Last year, Air Canada announced it would be severing its relationship with Aeroplan and launching its own loyalty rewards program, thus leaving Aimia’s future prospects in question. That has put management under pressure to deliver a strategy for the company’s post-Air Canada offerings, says Linsdell, who remains cautiously optimistic about Aimia’s restructuring prospects.
“Much of the future value of Aimia will be dependent on how the Aeroplan program will be repositioned as it loses its preferred relationship with Air Canada in June 2020,” says the analyst in a note to clients on Tuesday. “The program will have the ability to survive, but potentially on a smaller scale than it exists today. Much will depend on its financial partners (TD, CIBC, Amex) remaining loyal, which will be based on their judgement on the loyalty of their card holders to a modified Aeroplan program. In the interim, we would still expect members to maintain spending levels and thus Aeroplan Mile issuances and gross billings. Aimia must find a way to retain the attention of its five million members, with a first step likely being expanded flight options (with other airlines or a new key partner) post-2020.”

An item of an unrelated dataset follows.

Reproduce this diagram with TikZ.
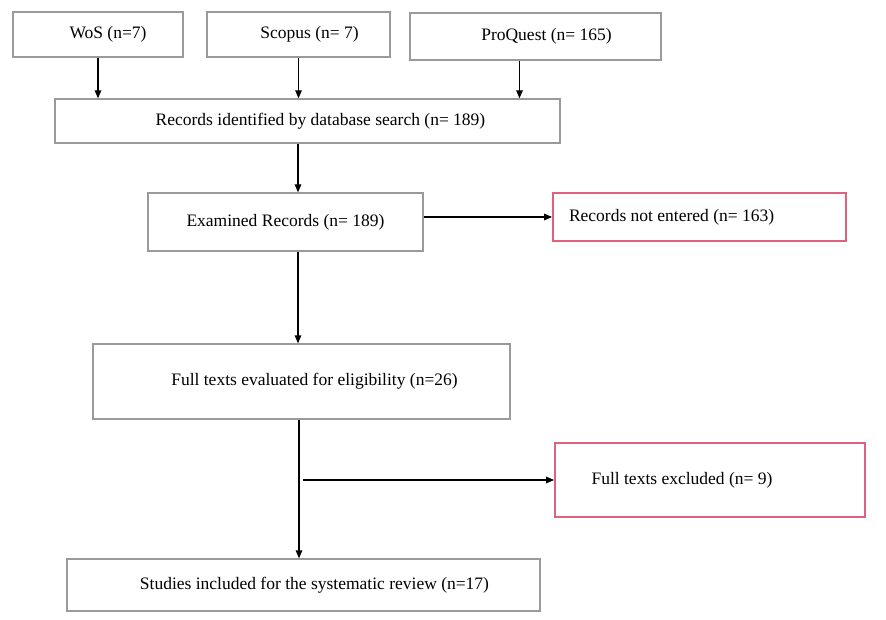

Linsdell says he expects gross billings for Q1 at $383.8 million, down from $430.6 in last year’s Q1, and Adj. EBTIDA of $58.6 million, up from $43.5 million last year. The analyst has not changed his projections for 2018 or 2019.
“We continue to believe that the Aeroplan program will be able to establish new travel reward options for the post-2020 period once it loses its exclusivity arrangement with Air Canada. However, recognizing that we are still two years from that point and there remain a number of moving parts and events that will need to occur, and with lower FCF expectations, we reiterate our valuation multiple of 4.0× EV/Adj. EBITDA on our 2019 forecasts, which supports our target price of $3.25,” says the analyst.
Linsdell’s $3.25 target represents a projected return on investment of 84 per cent at the time of publication.